Mary Poppins is a 1964 American musical-fantasy film directed by Robert Stevenson and produced by Walt Disney, with songs written and composed by the Sherman Brothers. The screenplay is by Bill Walsh and Don DaGradi, loosely based on P. L. Travers' book series Mary Poppins. The film, which combines live-action and animation, stars Julie Andrews in the role of Mary Poppins who visits a dysfunctional family in London and employs her unique brand of lifestyle to improve the family's dynamic. Dick Van Dyke, David Tomlinson, and Glynis Johns are featured in supporting roles.
Mary Poppins is considered Walt Disney's crowning live-action achievement, and is the only one of his films which earned a Best Picture nomination during his lifetime. In 2013, the film was selected for preservation in the United States National Film Registry by the Library of Congress as being "culturally, historically, or aesthetically significant".
When Jane and Michael, the children of the wealthy and uptight Banks family, are faced with the prospect of a new nanny, they are pleasantly surprised by the arrival of the magical Mary Poppins. Embarking on a series of fantastical adventures with Mary and her Cockney performer friend, Bert, the siblings try to pass on some of their nanny's sunny attitude to their preoccupied parents.
Why It Rocks
- A incredibly talented cast with Julie Andrews, Dick Van Dyke, Matthew Garber and Karen Dotrice.
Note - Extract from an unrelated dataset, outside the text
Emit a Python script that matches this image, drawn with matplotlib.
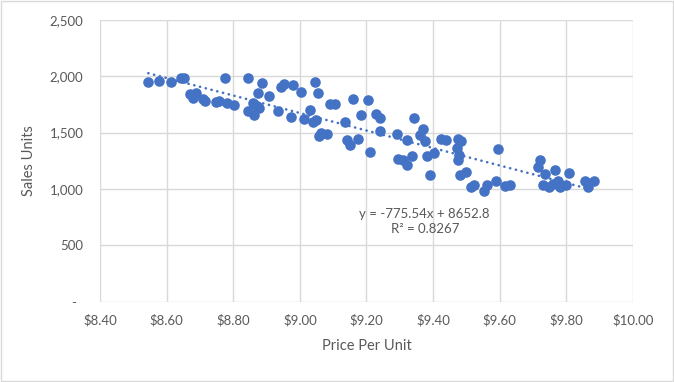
import numpy as np
import matplotlib.pyplot as plt
from matplotlib.ticker import FuncFormatter, MultipleLocator

# price per unit vs sales units
price = [8.545, 8.577, 8.612, 8.642, 8.653, 8.776, 8.844, 8.885, 8.873, 8.906,
         8.942, 8.951, 8.980, 9.004, 8.670, 8.688, 8.679, 8.708, 8.715, 8.748,
         8.758, 8.780, 8.802, 8.843, 8.860, 8.870, 8.877, 8.862, 8.933, 8.973,
         9.013, 9.030, 9.047, 9.056, 9.040, 9.050, 9.057, 9.065, 9.082, 9.090,
         9.105, 9.160, 9.206, 9.184, 9.137, 9.143, 9.152, 9.175, 9.210, 9.228,
         9.240, 9.241, 9.291, 9.321, 9.343, 9.295, 9.310, 9.322, 9.338, 9.362,
         9.371, 9.375, 9.383, 9.390, 9.402, 9.425, 9.440, 9.475, 9.483, 9.473,
         9.477, 9.475, 9.498, 9.482, 9.513, 9.524, 9.552, 9.563, 9.588, 9.615,
         9.632, 9.596, 9.720, 9.716, 9.735, 9.730, 9.748, 9.766, 9.775, 9.760,
         9.782, 9.798, 9.808, 9.855, 9.865, 9.883]
units = [1950, 1959, 1950, 1983, 1983, 1980, 1983, 1939, 1847, 1824,
         1900, 1933, 1918, 1862, 1844, 1853, 1808, 1797, 1782, 1767,
         1782, 1758, 1740, 1693, 1761, 1731, 1713, 1655, 1693, 1640,
         1616, 1702, 1944, 1847, 1593, 1607, 1471, 1500, 1489, 1755,
         1755, 1797, 1788, 1651, 1595, 1436, 1389, 1444, 1323, 1664,
         1631, 1513, 1489, 1436, 1631, 1267, 1252, 1216, 1296, 1477,
         1533, 1424, 1296, 1122, 1317, 1444, 1436, 1444, 1424, 1362,
         1300, 1258, 1154, 1125, 1018, 1036, 985, 1036, 1072, 1030,
         1039, 1353, 1252, 1190, 1131, 1039, 1021, 1167, 1072, 1042,
         1021, 1039, 1145, 1069, 1021, 1069]

# trendline from the chart label
slope = -775.54
intercept = 8652.8
eq_text = "y = -775.54x + 8652.8\nR² = 0.8267"

blue = "#4472C4"
grey = "#595959"
plt.rcParams['font.family'] = ['Lato', 'DejaVu Sans']

fig = plt.figure(figsize=(6.74, 3.82), dpi=100)
ax = fig.add_axes([0.1484, 0.2102, 0.7906, 0.7382])

ax.scatter(price, units, s=58, color=blue, zorder=3, linewidths=0)
xs = np.array([min(price), max(price)])
ax.plot(xs, slope * xs + intercept, color=blue, lw=1.9, ls=(0, (0.05, 2.2)),
        dash_capstyle='round', zorder=4)

ax.set_xlim(8.4, 10.0)
ax.set_ylim(0, 2500)
ax.xaxis.set_major_locator(MultipleLocator(0.2))
ax.yaxis.set_major_locator(MultipleLocator(500))
ax.xaxis.set_major_formatter(FuncFormatter(lambda v, p: f"${v:.2f}"))
ax.yaxis.set_major_formatter(FuncFormatter(lambda v, p: "-  " if abs(v) < 1e-9 else f"{v:,.0f}"))
ax.grid(True, color="#D9D9D9", lw=1)
ax.set_axisbelow(True)
for s in ax.spines.values():
    s.set_visible(False)
ax.tick_params(length=0, labelsize=9.5, labelcolor=grey)
ax.tick_params(axis='y', pad=12)
ax.tick_params(axis='x', pad=9)

ax.set_xlabel("Price Per Unit", fontsize=10.5, color=grey, labelpad=9)
ax.set_ylabel("Sales Units", fontsize=10.5, color=grey, labelpad=10)

ax.text(9.375, 710, eq_text, ha='center', va='center', fontsize=9.5,
        color=grey, linespacing=1.3)

# chart border
fig.patches.append(plt.Rectangle((0.002, 0.003), 0.996, 0.994, transform=fig.transFigure,
                                 fill=False, edgecolor="#D9D9D9", lw=1))

fig.savefig("out.png", dpi=100)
- It has a brilliantly told story that's faithful to the original book.
- It has beautifully amazing songs such as Supercalifragilisticexpialidocious, Chim Chim Cher-ee and A Spoonful of Sugar.
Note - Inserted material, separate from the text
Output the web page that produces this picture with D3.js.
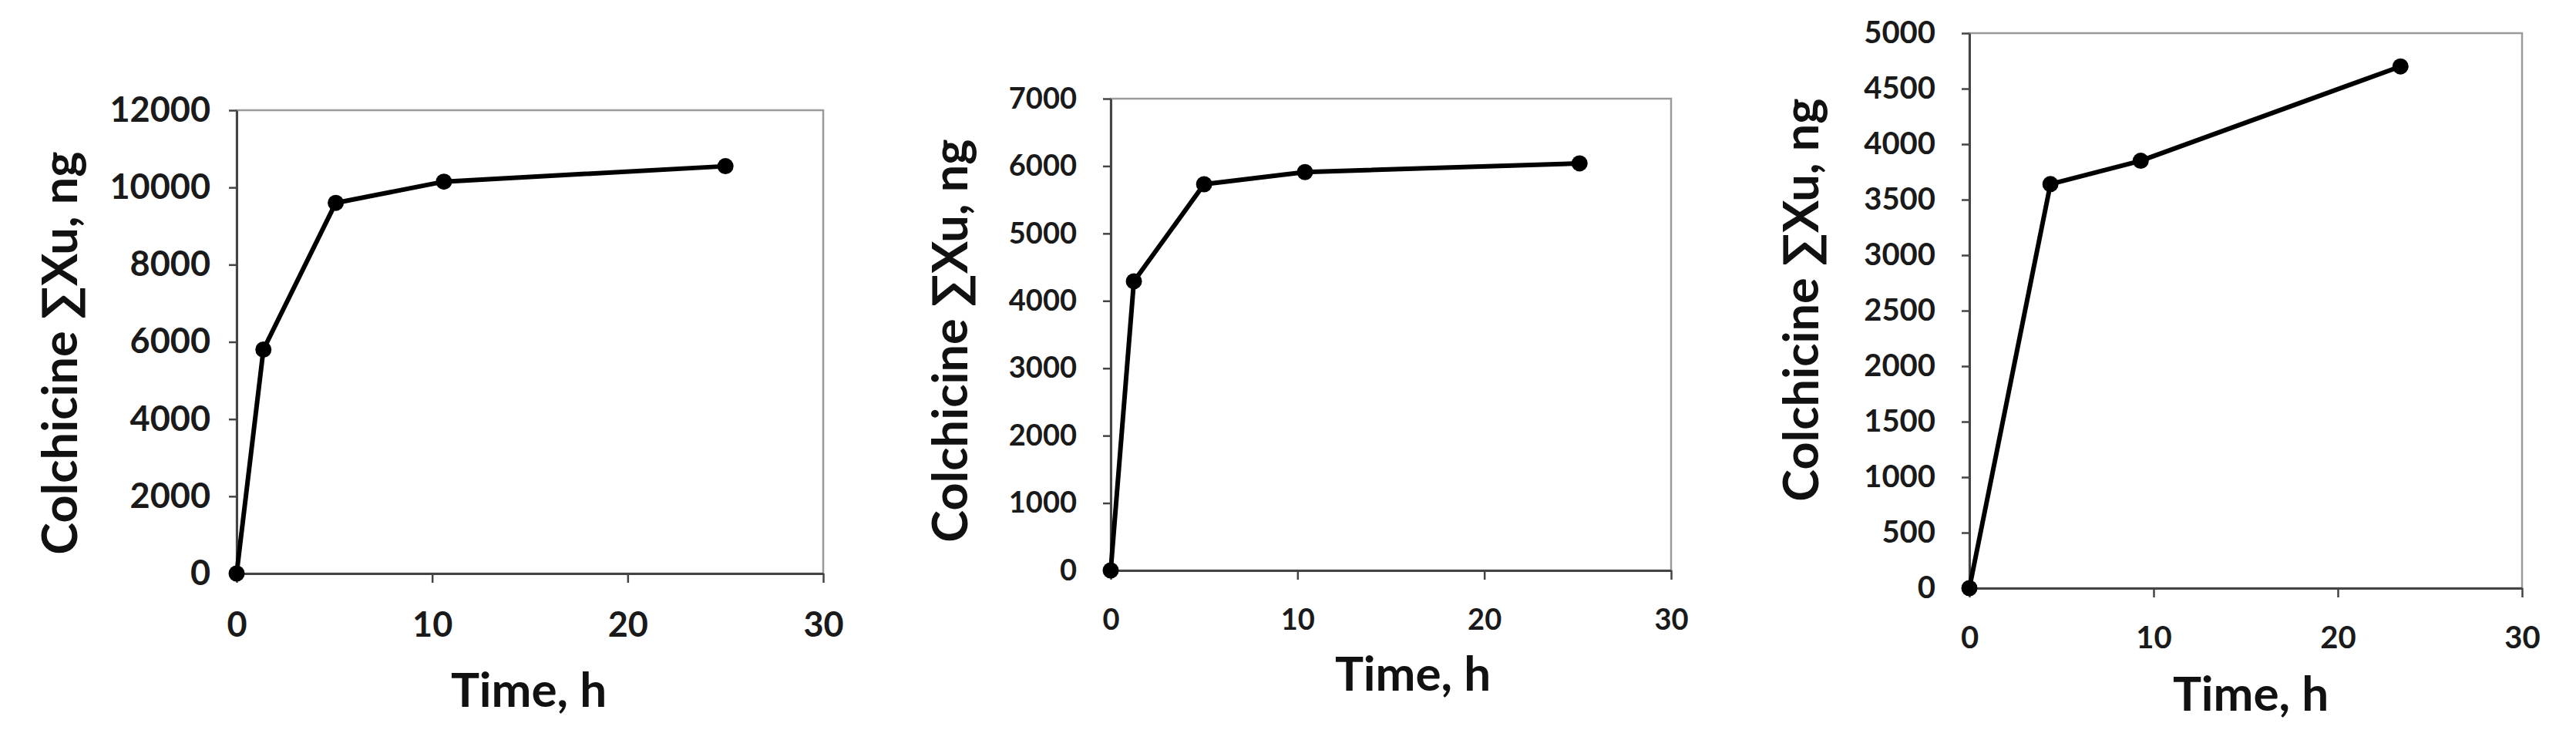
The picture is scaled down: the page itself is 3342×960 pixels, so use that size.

- The special effects are dazzling by mid-60s standards, and the traditional 2D animation blends well with the live-action set pieces.
- Well-handed messages.
The film received universal acclaim from film critics. Rotten Tomatoes reports a 100% approval rating, based on 48 reviews with an average rating of 8.35/10. The site's consensus reads, "A lavish modern fairy tale celebrated for its amazing special effects, catchy songs, and Julie Andrews's legendary performance in the title role." On Metacritic, the film has a weighted average score of 88 out of 100 based on 13 critics, indicating "universal acclaim".
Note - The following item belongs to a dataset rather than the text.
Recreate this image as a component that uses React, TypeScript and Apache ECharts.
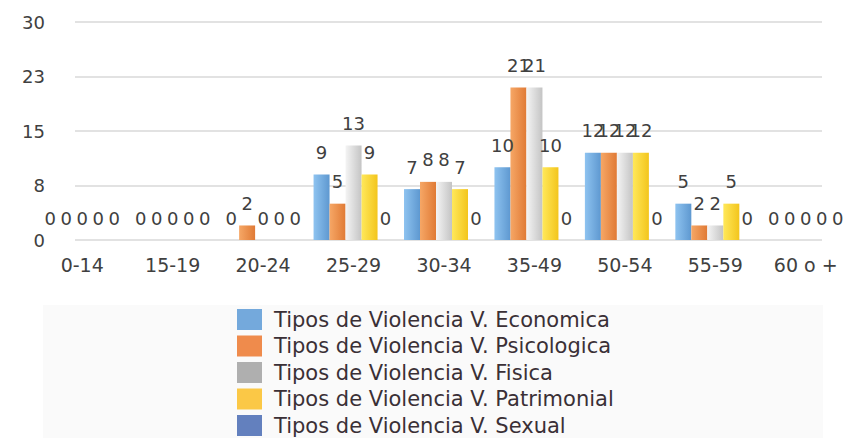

Variety praised the film's musical sequences and the performances of Julie Andrews and Dick Van Dyke, in particular. Time lauded the film, stating, "The sets are luxuriant, the songs lilting, the scenario witty but impeccably sentimental, and the supporting cast only a pinfeather short of perfection."
Critic Drew Casper summarized the impact of Mary Poppins in 2011:
Disney was the leader, his musical fantasies mixing animation and truly marvelous f/x with real-life action for children and the child in the adult. Mary Poppins (1964) was his plum. ... the story was elemental, even trite. But utmost sophistication (the chimney pot sequence crisply cut by Oscared "Cotton" Warburton) and high-level invention (a tea party on the ceiling, a staircase of black smoke to the city's top) characterized its handling.